Segundo Flávia Fontanelle, diretora de dublagem de "Barbie", de Greta Gerwig, e atriz que deu voz a personagens como Candace, da animação "Phineas e Ferb", mesmo no caso em que o dublador seja contratado e o timbre, substituído, a tecnologia seria um retrocesso.

"A arte precisa de um lado humano que toca outro humano. A dublagem é viva, tem coisas que pensamos no ensaio, acrescentamos detalhes às cenas", diz.

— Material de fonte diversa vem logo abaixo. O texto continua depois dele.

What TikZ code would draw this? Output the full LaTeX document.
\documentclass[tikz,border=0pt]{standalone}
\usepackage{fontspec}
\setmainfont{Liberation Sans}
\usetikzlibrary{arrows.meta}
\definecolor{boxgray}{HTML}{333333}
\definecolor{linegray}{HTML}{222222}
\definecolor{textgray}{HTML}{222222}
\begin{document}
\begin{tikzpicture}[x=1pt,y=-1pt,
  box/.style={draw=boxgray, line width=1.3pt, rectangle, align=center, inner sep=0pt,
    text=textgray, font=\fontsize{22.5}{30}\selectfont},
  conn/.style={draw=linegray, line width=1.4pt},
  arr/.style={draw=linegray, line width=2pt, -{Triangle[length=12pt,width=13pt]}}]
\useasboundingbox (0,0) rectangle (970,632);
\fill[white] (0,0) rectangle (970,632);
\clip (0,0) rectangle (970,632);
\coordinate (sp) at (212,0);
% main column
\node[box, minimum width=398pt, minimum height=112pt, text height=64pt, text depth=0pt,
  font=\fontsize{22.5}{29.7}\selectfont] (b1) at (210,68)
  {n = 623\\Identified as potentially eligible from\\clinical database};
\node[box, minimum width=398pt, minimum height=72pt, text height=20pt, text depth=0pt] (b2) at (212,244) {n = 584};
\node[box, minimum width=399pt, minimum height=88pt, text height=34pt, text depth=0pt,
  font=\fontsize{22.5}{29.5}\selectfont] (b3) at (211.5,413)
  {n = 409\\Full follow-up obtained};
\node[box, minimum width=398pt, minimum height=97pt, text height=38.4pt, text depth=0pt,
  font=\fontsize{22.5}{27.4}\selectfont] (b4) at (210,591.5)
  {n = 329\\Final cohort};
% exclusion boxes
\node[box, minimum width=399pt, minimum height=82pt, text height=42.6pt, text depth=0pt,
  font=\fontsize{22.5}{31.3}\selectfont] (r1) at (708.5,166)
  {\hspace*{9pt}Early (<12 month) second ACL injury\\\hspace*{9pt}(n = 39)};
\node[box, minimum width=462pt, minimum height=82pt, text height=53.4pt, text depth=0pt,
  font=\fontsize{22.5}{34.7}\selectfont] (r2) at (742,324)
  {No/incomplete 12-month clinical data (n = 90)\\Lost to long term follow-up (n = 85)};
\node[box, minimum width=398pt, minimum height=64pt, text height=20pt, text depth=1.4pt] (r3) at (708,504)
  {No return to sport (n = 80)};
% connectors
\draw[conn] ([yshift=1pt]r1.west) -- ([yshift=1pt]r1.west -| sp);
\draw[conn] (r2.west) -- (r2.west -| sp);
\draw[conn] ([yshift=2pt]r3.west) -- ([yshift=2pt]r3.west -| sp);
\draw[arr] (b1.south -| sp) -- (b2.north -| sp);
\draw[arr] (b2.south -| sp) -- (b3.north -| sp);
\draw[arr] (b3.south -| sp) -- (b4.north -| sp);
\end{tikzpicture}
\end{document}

"No estúdio, pomos bordão, meme que faz sentido para o público brasileiro. Como a inteligência artificial vai dar isso ao personagem?", pergunta a atriz Luisa Palomanes, que deu voz a Hermione Granger, de "Harry Potter", e a Docinho, de "Meninas Superpoderosas". "Queremos que seja uma ferramenta, mas não que substitua trabalhadores."

A tecnologia pode, lembra o dublador Sérgio Cantú, ser uma ferramenta de auxílio. Ele dá o exemplo de "Maestro", filme de Bradley Cooper que concorre ao Oscar, do qual ele foi diretor de dublagem. Seria possível, por exemplo, envelhecer a voz do protagonista com inteligência artificial, sem o esforço do dublador, que se concentraria na atuação.

Mas, para a ferramenta ser aceita, a United Voice Artists pede a transparência de contratos de trabalho, que devem informar quando a inteligência artificial será usada e exigir o consentimento dos dubladores sobre a reutilização das vozes. Num ponto mais delicado, deve garantir a remuneração do ator quando a sua voz for usada de novo.

"As pessoas se emocionam com a versão dublada, porque as vozes têm a cadência que elas estão acostumadas a ouvir", afirma Cantú. "Nós não fazemos a simples tradução, mas adaptamos para a nossa linguagem." Esse é o motivo, ele lembra, de a dublagem brasileira ser reconhecida internacionalmente pela sua qualidade.

"O Brasil foi um dos primeiros países a colocar interpretação própria na dublagem e, pelo tamanho de nossa população, somos um dos territórios mais importantes para distribuidoras."

A United Voice Artists também levará as demandas ao Parlamento Europeu, com o intuito de incentivar governos a legislar sobre o tema. No Brasil, Cantú ainda faz parte do movimento Dublagem Viva, que levará a pauta à ministra da Cultura, Margareth Menezes.